Çiftçi Defteri
    TÜRKİYENİN EN GÜVENİLİR
                GIDA, TARIM ve HAYVANCILIK PORTALI

E-Posta
Şifre
Beni Hatırla    
Ş. Unuttum | Üye Ol
Bugün: 25 Kasım 2024 Pazartesi
Haberler Yazarlarımız Basından Makaleler Günlük Teknik Bilgiler Etkinlikler Foto Galeri Video Galeri
 Şuan Buradasınız: Ana Sayfa »  GÜNLÜK » 
facebook
Twitter
 ANA SAYFA
 Gıda
 İçecek
 Tarla Bitkileri
 Sebzecilik
 Meyvecilik
 Hayvancılık
 Su Ürünleri
 Orman, Peyzaj
 Organik Tarım
 Çevre, Enerji
 Bilişim, Teknoloji
 Tarım Tedarik
 Ekonomi, Lojistik
 Tarımsal Desteklemeler

Önceki hafta FAO (Birleşmiş Milletlerin Gıda ve Tarın Örgütü) dünyada başlıca tarım ürünlerinde fiyatların hızla yükselmeye başladığını duyurdu. 

FAO tarafından düzenlenen ve 2002-2004 yılları ortalaması 100 olan endekse göre, şimdilerde şeker fiyatları 420’ler, yağlar 277’ler, tahıllar 244’ler, süt ürünleri 221’ler, etler 165’ler dolayında. 

Önceki gün dünya piyasaları Çin’den gelen kuraklık haberiyle sarsıldı. Dünyada en çok tahıl tüketen Çin’de, bu yıl görülmemiş bir kuraklık nedeniyle ürünler tarlada kurumuş. Çin daha piyasaya girmeden dünya borsalarında buğday, mısır, yağlı tohumların fiyatları yükselmeye başladı.. Bu gelişmeler bizi, özellikle alt gelir grubundaki halkımızı çok ilgilendirir. 

Çünkü biz artık birçok gıda ürününde dışa bağımlı durumdayız.
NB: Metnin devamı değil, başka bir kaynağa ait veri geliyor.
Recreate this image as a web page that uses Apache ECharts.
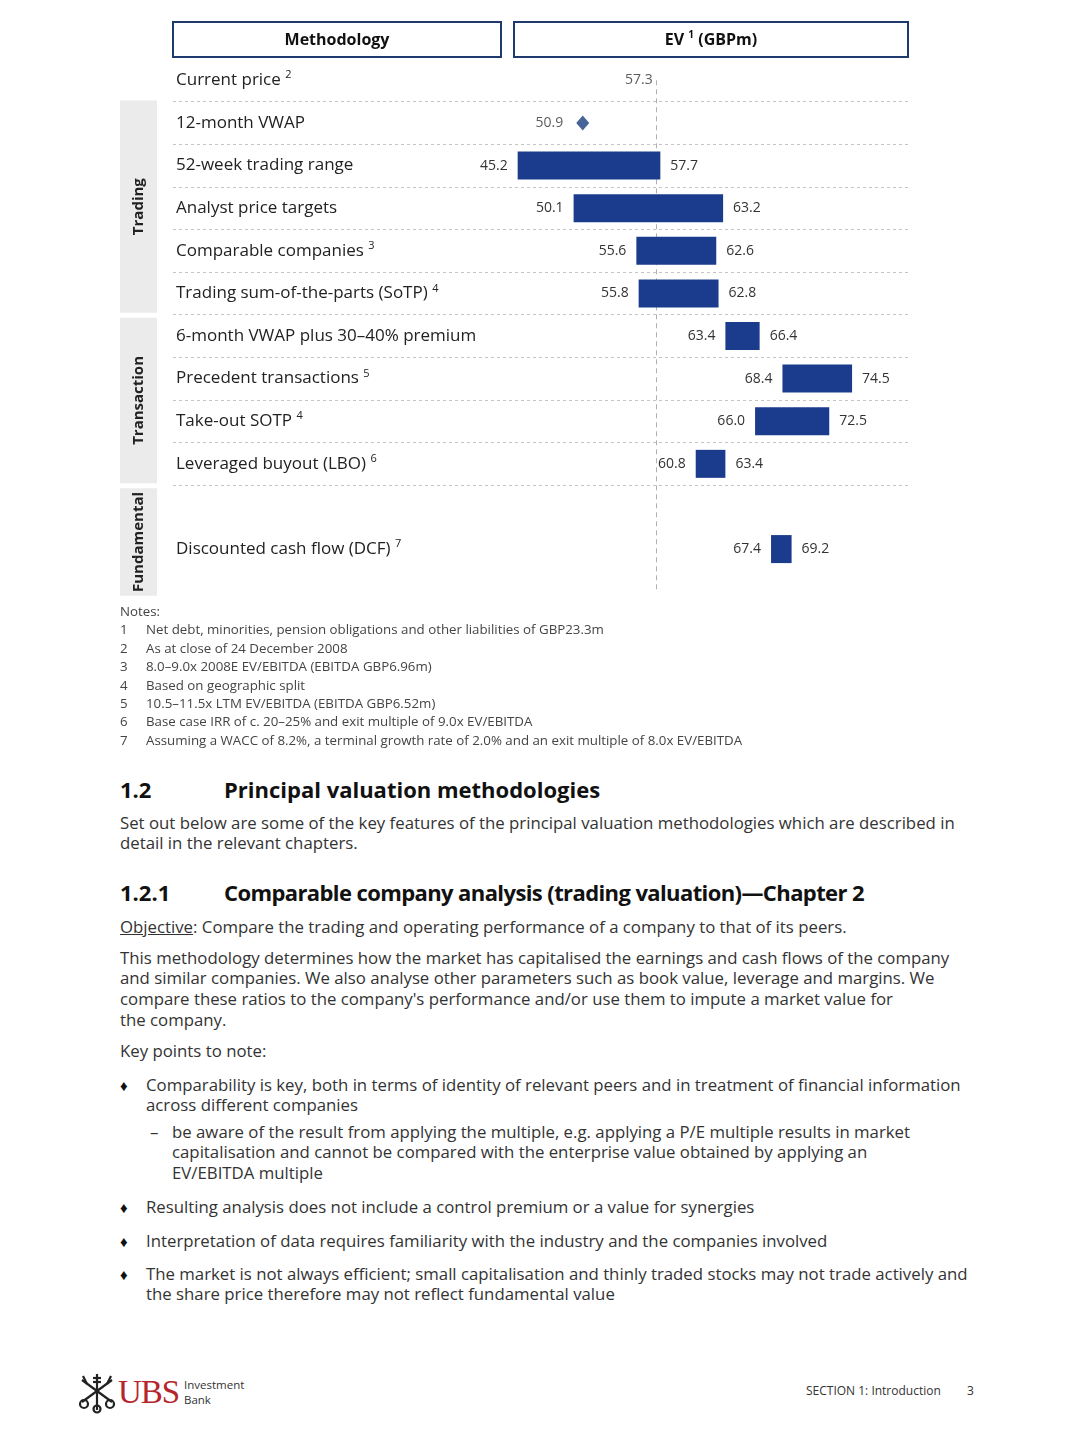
<!DOCTYPE html>
<html>
<head>
<meta charset="utf-8">
<script src="https://cdn.jsdelivr.net/npm/echarts@6/dist/echarts.min.js"></script>
<style>
  html, body { margin:0; padding:0; background:#fff; }
  body { width:1080px; height:1440px; position:relative; overflow:hidden; font-family:"Open Sans", "Noto Sans", sans-serif; color:#333; }
  #chart { position:absolute; left:0; top:0; width:1080px; height:620px; }
  .blk { position:absolute; left:120px; white-space:nowrap; }
  .notes { top:602px; font-size:13.3px; line-height:18.4px; color:#444; }
  .notes .n { display:inline-block; width:26px; }
  .h { font-weight:700; color:#111; font-size:22px; line-height:26px; }
  .h .num { display:inline-block; width:104px; }
  .p { font-size:16.8px; line-height:20.8px; color:#333; }
  .li { position:absolute; white-space:nowrap; font-size:16.8px; line-height:20.8px; color:#333; }
  .bul { position:absolute; left:-26px; top:0; font-size:15px; color:#111; }
  .dash { position:absolute; left:-22px; top:0; }
  .footer { position:absolute; top:1382px; font-size:12px; color:#333; }
</style>
</head>
<body>
<div id="chart"></div>

<div class="blk notes">
  <div>Notes:</div>
  <div><span class="n">1</span>Net debt, minorities, pension obligations and other liabilities of GBP23.3m</div>
  <div><span class="n">2</span>As at close of 24 December 2008</div>
  <div><span class="n">3</span>8.0–9.0x 2008E EV/EBITDA (EBITDA GBP6.96m)</div>
  <div><span class="n">4</span>Based on geographic split</div>
  <div><span class="n">5</span>10.5–11.5x LTM EV/EBITDA (EBITDA GBP6.52m)</div>
  <div><span class="n">6</span>Base case IRR of c. 20–25% and exit multiple of 9.0x EV/EBITDA</div>
  <div><span class="n">7</span>Assuming a WACC of 8.2%, a terminal growth rate of 2.0% and an exit multiple of 8.0x EV/EBITDA</div>
</div>

<div class="blk h" style="top:776px;"><span class="num">1.2</span>Principal valuation methodologies</div>
<div class="blk p" style="top:812.5px;">Set out below are some of the key features of the principal valuation methodologies which are described in<br>detail in the relevant chapters.</div>

<div class="blk h" style="top:879px;"><span class="num">1.2.1</span><span style="letter-spacing:-0.6px;">Comparable company analysis (trading valuation)—Chapter 2</span></div>
<div class="blk p" style="top:916.5px;"><span style="text-decoration:underline;">Objective</span>: Compare the trading and operating performance of a company to that of its peers.</div>
<div class="blk p" style="top:947.6px;">This methodology determines how the market has capitalised the earnings and cash flows of the company<br>and similar companies. We also analyse other parameters such as book value, leverage and margins. We<br>compare these ratios to the company's performance and/or use them to impute a market value for<br>the company.</div>
<div class="blk p" style="top:1040.5px;">Key points to note:</div>

<div class="li" style="left:146px; top:1074.5px;"><span class="bul">♦</span>Comparability is key, both in terms of identity of relevant peers and in treatment of financial information<br>across different companies</div>
<div class="li" style="left:172px; top:1121.5px;"><span class="dash">–</span>be aware of the result from applying the multiple, e.g. applying a P/E multiple results in market<br>capitalisation and cannot be compared with the enterprise value obtained by applying an<br>EV/EBITDA multiple</div>
<div class="li" style="left:146px; top:1196.5px;"><span class="bul">♦</span>Resulting analysis does not include a control premium or a value for synergies</div>
<div class="li" style="left:146px; top:1230.5px;"><span class="bul">♦</span>Interpretation of data requires familiarity with the industry and the companies involved</div>
<div class="li" style="left:146px; top:1263.5px;"><span class="bul">♦</span>The market is not always efficient; small capitalisation and thinly traded stocks may not trade actively and<br>the share price therefore may not reflect fundamental value</div>

<div style="position:absolute; left:78px; top:1372px; width:40px; height:42px;">
  <svg width="38" height="42" viewBox="0 0 38 42">
    <g stroke="#222" stroke-width="2.2" fill="none">
      <line x1="19" y1="2" x2="19" y2="38"/>
      <line x1="4" y1="8" x2="34" y2="30"/>
      <line x1="34" y1="8" x2="4" y2="30"/>
      <circle cx="6" cy="32" r="4"/>
      <circle cx="32" cy="32" r="4"/>
      <circle cx="19" cy="37" r="3.5"/>
      <line x1="15" y1="6" x2="23" y2="6"/>
      <line x1="15" y1="10" x2="23" y2="10"/>
      <line x1="5" y1="4" x2="9" y2="12"/>
      <line x1="33" y1="4" x2="29" y2="12"/>
    </g>
  </svg>
</div>
<div style="position:absolute; left:118px; top:1374px; font-family:'Liberation Serif','DejaVu Serif',serif; font-size:33px; line-height:36px; color:#b5262b; letter-spacing:-1px;">UBS</div>
<div style="position:absolute; left:184px; top:1378px; font-size:11.5px; line-height:14.5px; color:#333;">Investment<br>Bank</div>
<div class="footer" style="left:806px;">SECTION 1: Introduction</div>
<div class="footer" style="left:967px;">3</div>

<script>
// ---------- data ----------
const categories = [
  'Current price', '12-month VWAP', '52-week trading range', 'Analyst price targets',
  'Comparable companies', 'Trading sum-of-the-parts (SoTP)', '6-month VWAP plus 30–40% premium',
  'Precedent transactions', 'Take-out SOTP', 'Leveraged buyout (LBO)', '',
  'Discounted cash flow (DCF)', ''
];
const footnoteRefs = ['2', '', '', '', '3', '4', '', '5', '4', '6', '', '7', ''];
const lows  = [null, null, 45.2, 50.1, 55.6, 55.8, 63.4, 68.4, 66.0, 60.8, null, 67.4, null];
const highs = [null, null, 57.7, 63.2, 62.6, 62.8, 66.4, 74.5, 72.5, 63.4, null, 69.2, null];
const vwap12m = 50.9;
const currentPrice = 57.3;
const groups = [
  { name: 'Trading', from: 1, to: 5 },
  { name: 'Transaction', from: 6, to: 9 },
  { name: 'Fundamental', from: 10, to: 12 }
];

// ---------- chart ----------
const BAR = '#1b3c8d';
const chart = echarts.init(document.getElementById('chart'), null, { renderer: 'canvas' });
const fontFam = '"Open Sans", "Noto Sans", sans-serif';

const rangeData = lows.map((l, i) => (l == null ? null : +(highs[i] - l).toFixed(2)));

// dashed row separators only between the rows from "Current price" down to "Leveraged buyout"
const sepColors = categories.concat(['end']).map((c, i) => (i >= 1 && i <= 10 ? '#c4c4c4' : 'rgba(0,0,0,0)'));

chart.setOption({
  animation: false,
  textStyle: { fontFamily: fontFam },
  grid: { left: 173, width: 735, top: 59, height: 554 },
  xAxis: {
    type: 'value', min: 15, max: 79.4,
    show: false, splitLine: { show: false }
  },
  yAxis: {
    type: 'category', inverse: true, data: categories,
    axisLine: { show: false }, axisTick: { show: false },
    axisLabel: {
      inside: true, margin: 3, fontSize: 17, color: '#222', fontFamily: fontFam,
      interval: 0,
      formatter: (v, i) => (footnoteRefs[i] ? v + ' {sup|' + footnoteRefs[i] + '}' : v),
      rich: { sup: { fontSize: 11, color: '#222', padding: [0, 0, 10, 0], fontFamily: fontFam } }
    },
    splitLine: {
      show: true,
      interval: 0,
      lineStyle: { color: sepColors, type: [3, 3], width: 1 }
    }
  },
  series: [
    {
      name: 'base', type: 'bar', stack: 'range', barWidth: 28, silent: true, z: 3,
      itemStyle: { color: 'rgba(0,0,0,0)' },
      data: lows,
      label: {
        show: true, position: 'insideRight', distance: 10, fontSize: 14, color: '#333',
        formatter: (p) => (p.value == null ? '' : Number(p.value).toFixed(1))
      },
      emphasis: { disabled: true }
    },
    {
      name: 'range', type: 'bar', stack: 'range', barWidth: 28, silent: true, z: 3,
      itemStyle: { color: BAR },
      data: rangeData,
      label: {
        show: true, position: 'right', distance: 10, fontSize: 14, color: '#333',
        formatter: (p) => (highs[p.dataIndex] == null ? '' : highs[p.dataIndex].toFixed(1))
      },
      emphasis: { disabled: true }
    },
    {
      name: '12-month VWAP', type: 'scatter', symbol: 'diamond', symbolSize: [13, 15], z: 3,
      itemStyle: { color: '#163d7e' }, silent: true,
      data: [[vwap12m, categories[1]]],
      label: { show: true, position: 'left', distance: 13, fontSize: 14, color: '#333', formatter: () => vwap12m.toFixed(1) }
    },
    {
      name: 'Current price', type: 'scatter', symbolSize: 0, silent: true, z: 1,
      data: [[currentPrice, categories[0]]],
      label: { show: true, position: 'left', distance: 3, fontSize: 14, color: '#333', formatter: () => currentPrice.toFixed(1) },
      markLine: {
        silent: true, symbol: 'none', label: { show: false }, z: 1,
        lineStyle: { color: '#b0b0b0', type: [5, 4], width: 1 },
        data: [[{ coord: [currentPrice, 0] }, { coord: [currentPrice, 12] }]]
      }
    }
  ]
});

// decorations positioned from the axis scale
const yPix = (i) => chart.convertToPixel({ yAxisIndex: 0 }, i);
const band = yPix(1) - yPix(0);
const gridRight = 908;
const graphics = [];

// header boxes
graphics.push({ type: 'rect', shape: { x: 173, y: 22, width: 328, height: 35 }, style: { fill: '#fff', stroke: '#1f3b6e', lineWidth: 2 } });
graphics.push({ type: 'rect', shape: { x: 514, y: 22, width: gridRight - 514, height: 35 }, style: { fill: '#fff', stroke: '#1f3b6e', lineWidth: 2 } });
graphics.push({ type: 'text', x: 337, y: 40, style: { text: 'Methodology', font: 'bold 16px ' + fontFam, fill: '#111', align: 'center', verticalAlign: 'middle' } });
graphics.push({ type: 'text', x: 711, y: 40, style: {
  text: '{b|EV }{s|1}{b| (GBPm)}', align: 'center', verticalAlign: 'middle',
  rich: { b: { font: 'bold 16px ' + fontFam, fill: '#111' }, s: { font: 'bold 10px ' + fontFam, fill: '#111', padding: [0, 0, 9, 0] } }
} });

// group side boxes
groups.forEach((g, gi) => {
  const top = yPix(g.from) - band / 2 + (gi === 0 ? -1 : 3);
  const bottom = g.to === 12 ? yPix(12) + 4 : yPix(g.to) + band / 2 - 2;
  graphics.push({ type: 'rect', shape: { x: 120, y: top, width: 37, height: bottom - top }, style: { fill: '#ebebeb' } });
  graphics.push({ type: 'text', x: 139, y: (top + bottom) / 2, rotation: Math.PI / 2,
    style: { text: g.name, font: 'bold 15px ' + fontFam, fill: '#222', align: 'center', verticalAlign: 'middle' } });
});

chart.setOption({ graphic: graphics });
</script>
</body>
</html>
Dünyada tarım ürünü fiyatlarının artması, bizde de fiyat artışına yol açıyor. 

 

Kendimizi besleyemiyoruz 

TÜİK’in (Türkiye İstatistik Kurumu’nun) belirlemelerine göre biz: 

-  Sıvı yağ üretilen, yağlı tohumlardan ihtiyacımız olan ayçiçeğinin yüzde 54’ünü, kolza tohumunun yüzde 60’ını, soya fasulyesinin yüzde 97’sini dışarıdan alıyoruz. 

-  Kırmızı mercimeğin yüzde 55’ini, yeşil mercimeğin yüzde 35’ini, kuru fasulyenin yüzde 17’sini dışarıdan getiriyoruz. 

-  Mısıra, pamuğa dünya kadar para ödüyoruz. Bütün bunlara ek olarak geçen yıl et ithal etmeye başladık. 2010 yılında tarım ürünü ithalatına 9.9 milyar dolar ödedik. 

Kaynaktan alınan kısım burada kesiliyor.